Others enable novel grouping and selection mechanisms:

  • group by clause in FLWOR Expressions

  • tumbling window and sliding window in FLWOR Expressions

The most exciting (for this programmer) is fully embedding the notion of functional programming into the language. For example, inline functions are expressions and can appear anywhere an expression is allowed.

let $sq :=
 function($i as xs:integer) as xs:integer {
 $i * $i
 }

And variables with the function type can be passed around to other functions.

For example, here is a list of built in functions that accept a function.

  • fn:filter($function, $sequence)

  • fn:map($function, $sequence)

  • fn:map-pairs($function, $seq1, $seq2)

  • fn:fold-left($function, $initial, $sequence)

  • fn:fold-right($function, $initial, $sequence)

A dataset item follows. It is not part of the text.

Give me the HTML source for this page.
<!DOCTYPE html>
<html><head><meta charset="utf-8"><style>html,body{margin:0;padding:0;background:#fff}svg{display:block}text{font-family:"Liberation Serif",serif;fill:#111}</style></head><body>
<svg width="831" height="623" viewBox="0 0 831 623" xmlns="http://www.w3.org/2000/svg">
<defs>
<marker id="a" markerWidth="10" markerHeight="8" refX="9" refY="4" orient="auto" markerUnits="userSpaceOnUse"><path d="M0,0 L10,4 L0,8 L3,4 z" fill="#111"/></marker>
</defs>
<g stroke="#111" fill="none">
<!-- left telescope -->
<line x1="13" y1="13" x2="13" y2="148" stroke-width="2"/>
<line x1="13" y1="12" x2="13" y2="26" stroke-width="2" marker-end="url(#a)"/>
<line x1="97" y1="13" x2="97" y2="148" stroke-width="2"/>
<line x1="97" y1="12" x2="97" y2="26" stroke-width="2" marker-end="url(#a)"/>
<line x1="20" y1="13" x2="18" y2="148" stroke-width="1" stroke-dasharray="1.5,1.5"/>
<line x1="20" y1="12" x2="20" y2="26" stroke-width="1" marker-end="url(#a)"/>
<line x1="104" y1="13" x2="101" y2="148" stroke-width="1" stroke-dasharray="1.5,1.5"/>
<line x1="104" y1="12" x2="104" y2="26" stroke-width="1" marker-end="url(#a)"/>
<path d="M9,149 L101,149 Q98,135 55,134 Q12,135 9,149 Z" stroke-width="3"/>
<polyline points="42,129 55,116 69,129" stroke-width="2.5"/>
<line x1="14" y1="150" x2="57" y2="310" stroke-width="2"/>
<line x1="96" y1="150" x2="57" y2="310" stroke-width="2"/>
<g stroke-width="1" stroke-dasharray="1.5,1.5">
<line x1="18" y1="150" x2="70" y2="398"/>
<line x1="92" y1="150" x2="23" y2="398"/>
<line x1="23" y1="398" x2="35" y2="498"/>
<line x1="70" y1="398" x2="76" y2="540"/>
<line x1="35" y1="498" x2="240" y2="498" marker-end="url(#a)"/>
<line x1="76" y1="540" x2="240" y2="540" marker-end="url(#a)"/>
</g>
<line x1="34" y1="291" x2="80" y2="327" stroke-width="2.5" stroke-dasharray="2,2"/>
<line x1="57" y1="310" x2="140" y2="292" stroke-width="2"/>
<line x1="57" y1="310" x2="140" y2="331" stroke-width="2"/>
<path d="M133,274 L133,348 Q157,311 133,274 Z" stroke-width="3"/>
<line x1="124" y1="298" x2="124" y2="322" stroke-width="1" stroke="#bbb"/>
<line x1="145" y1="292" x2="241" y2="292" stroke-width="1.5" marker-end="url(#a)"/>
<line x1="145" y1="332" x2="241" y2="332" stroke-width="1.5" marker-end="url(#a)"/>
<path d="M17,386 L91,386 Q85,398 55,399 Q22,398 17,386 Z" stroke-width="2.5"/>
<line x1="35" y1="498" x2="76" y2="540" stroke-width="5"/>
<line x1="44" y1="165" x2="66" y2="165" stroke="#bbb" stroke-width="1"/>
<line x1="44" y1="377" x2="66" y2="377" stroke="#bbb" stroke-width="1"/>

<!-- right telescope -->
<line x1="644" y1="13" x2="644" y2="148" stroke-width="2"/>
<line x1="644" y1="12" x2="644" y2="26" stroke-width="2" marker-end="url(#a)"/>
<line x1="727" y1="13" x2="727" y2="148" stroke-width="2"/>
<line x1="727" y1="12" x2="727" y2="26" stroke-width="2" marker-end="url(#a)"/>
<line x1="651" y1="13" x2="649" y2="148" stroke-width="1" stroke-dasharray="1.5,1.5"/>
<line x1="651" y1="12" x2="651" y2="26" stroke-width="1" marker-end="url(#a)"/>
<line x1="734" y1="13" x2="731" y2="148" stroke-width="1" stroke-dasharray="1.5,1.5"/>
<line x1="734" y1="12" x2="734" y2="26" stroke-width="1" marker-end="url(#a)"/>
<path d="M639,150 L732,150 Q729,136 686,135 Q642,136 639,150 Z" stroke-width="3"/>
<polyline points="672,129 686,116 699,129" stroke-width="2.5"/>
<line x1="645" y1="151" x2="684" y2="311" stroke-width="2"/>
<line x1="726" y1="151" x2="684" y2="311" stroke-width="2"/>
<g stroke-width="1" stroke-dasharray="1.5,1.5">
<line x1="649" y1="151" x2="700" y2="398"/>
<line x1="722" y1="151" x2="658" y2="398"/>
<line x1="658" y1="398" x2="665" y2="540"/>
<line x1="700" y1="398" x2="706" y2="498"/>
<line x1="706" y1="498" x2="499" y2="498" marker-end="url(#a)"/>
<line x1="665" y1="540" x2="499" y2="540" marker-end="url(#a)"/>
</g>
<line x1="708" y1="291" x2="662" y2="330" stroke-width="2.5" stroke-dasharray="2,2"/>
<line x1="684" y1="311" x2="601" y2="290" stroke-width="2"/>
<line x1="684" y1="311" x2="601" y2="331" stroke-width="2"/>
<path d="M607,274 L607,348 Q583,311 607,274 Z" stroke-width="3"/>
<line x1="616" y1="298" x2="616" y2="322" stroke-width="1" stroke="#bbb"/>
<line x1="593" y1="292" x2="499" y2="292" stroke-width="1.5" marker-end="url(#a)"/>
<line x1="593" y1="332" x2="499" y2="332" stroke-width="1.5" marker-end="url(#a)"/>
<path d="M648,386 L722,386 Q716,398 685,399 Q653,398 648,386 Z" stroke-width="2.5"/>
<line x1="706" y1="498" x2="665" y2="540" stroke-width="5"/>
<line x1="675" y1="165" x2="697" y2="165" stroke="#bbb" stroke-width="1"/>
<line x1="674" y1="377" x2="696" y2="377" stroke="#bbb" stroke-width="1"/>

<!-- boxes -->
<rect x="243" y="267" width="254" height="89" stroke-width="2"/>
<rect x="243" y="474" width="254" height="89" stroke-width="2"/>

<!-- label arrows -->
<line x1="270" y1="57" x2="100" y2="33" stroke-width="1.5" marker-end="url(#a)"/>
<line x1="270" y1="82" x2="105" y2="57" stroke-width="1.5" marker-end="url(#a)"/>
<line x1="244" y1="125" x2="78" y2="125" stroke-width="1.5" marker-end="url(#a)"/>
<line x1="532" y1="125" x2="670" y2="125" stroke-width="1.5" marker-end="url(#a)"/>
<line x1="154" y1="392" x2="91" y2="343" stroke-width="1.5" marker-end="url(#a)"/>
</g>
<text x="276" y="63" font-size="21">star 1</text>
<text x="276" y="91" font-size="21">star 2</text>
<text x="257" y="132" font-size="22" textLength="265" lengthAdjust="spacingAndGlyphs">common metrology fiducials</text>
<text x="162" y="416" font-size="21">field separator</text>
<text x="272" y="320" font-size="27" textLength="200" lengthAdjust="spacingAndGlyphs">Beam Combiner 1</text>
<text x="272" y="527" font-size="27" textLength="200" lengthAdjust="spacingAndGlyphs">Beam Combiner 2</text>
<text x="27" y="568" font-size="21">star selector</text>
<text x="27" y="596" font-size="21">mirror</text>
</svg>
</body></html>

Implementing the common fold, map and filtering idioms.

Along with some helper functions to introspect information:

  • function-lookup($function)

  • function-name($function)

  • function-arity($function)

Having first class functions in a language allows implementation of dynamic dispatch and provide polymorphism-like features. It also allows developers to avoid the cognitive load of writing functions with explicit recursion which I find a common problem teaching others how to use xquery.

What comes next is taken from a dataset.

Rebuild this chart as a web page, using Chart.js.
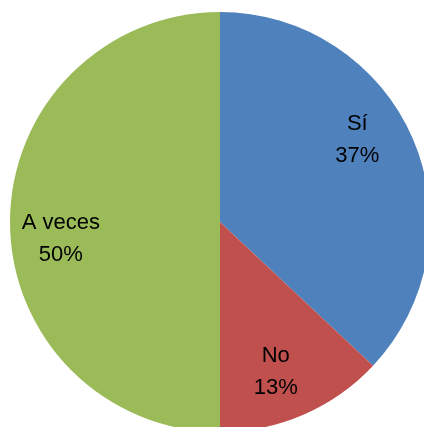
<!DOCTYPE html>
<html>
<head>
<meta charset="utf-8">
<script src="https://cdn.jsdelivr.net/npm/chart.js@4"></script>
<style>
  html, body { margin: 0; padding: 0; background: #fff; overflow: hidden; }
  #wrap { width: 424px; height: 427px; overflow: hidden; }
</style>
</head>
<body>
<div id="wrap"><canvas id="myChart" width="440" height="444"></canvas></div>
<script>
// chart values
const categories = ['Sí', 'No', 'A veces'];
const percentages = [37, 13, 50];
const sliceColors = ['#4F81BD', '#C0504D', '#9BBB59'];

// labels drawn inside each slice: name on top, percentage below
const sliceLabels = {
    id: 'sliceLabels',
    afterDatasetsDraw(chart, args, opts) {
        const ctx = chart.ctx;
        const meta = chart.getDatasetMeta(0);
        ctx.save();
        ctx.font = opts.font;
        ctx.fillStyle = opts.color;
        ctx.textAlign = 'center';
        ctx.textBaseline = 'middle';
        meta.data.forEach((arc, i) => {
            const nudge = (opts.angleNudge[i] || 0) * Math.PI / 180;
            const mid = (arc.startAngle + arc.endAngle) / 2 + nudge;
            const r = arc.outerRadius * opts.radiusFactor;
            const x = arc.x + Math.cos(mid) * r;
            const y = arc.y + Math.sin(mid) * r;
            ctx.fillText(categories[i], x, y - opts.lineGap / 2);
            ctx.fillText(percentages[i] + '%', x, y + opts.lineGap / 2);
        });
        ctx.restore();
    }
};

const chart = new Chart(
    document.getElementById('myChart'),
    {
        type: 'pie',
        data: {
            labels: categories,
            datasets: [
                {
                    data: percentages,
                    backgroundColor: sliceColors,
                    borderWidth: 0,
                    hoverOffset: 0,
                    offset: 0
                }
            ]
        },
        options: {
            responsive: false,
            animation: false,
            events: [],
            layout: { padding: { left: 10, top: 12, right: 10, bottom: 12 } },
            plugins: {
                legend: { display: false },
                tooltip: { enabled: false },
                sliceLabels: {
                    font: '22px "Liberation Sans", Arial, sans-serif',
                    color: '#000',
                    radiusFactor: 0.762,
                    lineGap: 32,
                    angleNudge: [-7.5, 3, -6]
                }
            }
        },
        plugins: [sliceLabels]
    }
);
</script>
</body>
</html>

Next up, annotations, we see the addition of annotations eg. the ability to put metadata on variables and functions with annotation. This enables all kinds of fun stuff …​ for example RESTXQ is predicated on the ability to define annotations.

declare
%rest:GET
%rest:path("/stock/widget/{$id}")
function local:widget($id as xs:int) {
  fn:collection("/db/widgets")/widget[@id eq $id]
};

Lastly, there is a bunch of other new functions:

  • format-date(), format-number(), generateid(),unparsed-text() etc

  • trig/math functions: sin(), cos(), sqrt() etc

  • analyze-string()

with some functions being adopted from latest XSLT:

  • head(), tail(), path()

  • environment-variable(), uri-collection()

  • parse(), serialize()

  • Function assertions in function tests.

What is XQuery 3.1 ?

XQuery 3.1 is in Candidate recomendation status, which means its not yet a W3C recommendation but very close.

The main enhancements revolve around:

  • maps

  • arrays

  • string constructors

all which make it much easier to work with other data formats (like json, etc).

Summary

If you got this far then you already know the summary.

use XQuery 3.0, not XQuery 1.0 !

And tell your friends, family and fellow programmers about this excellent functional programming language.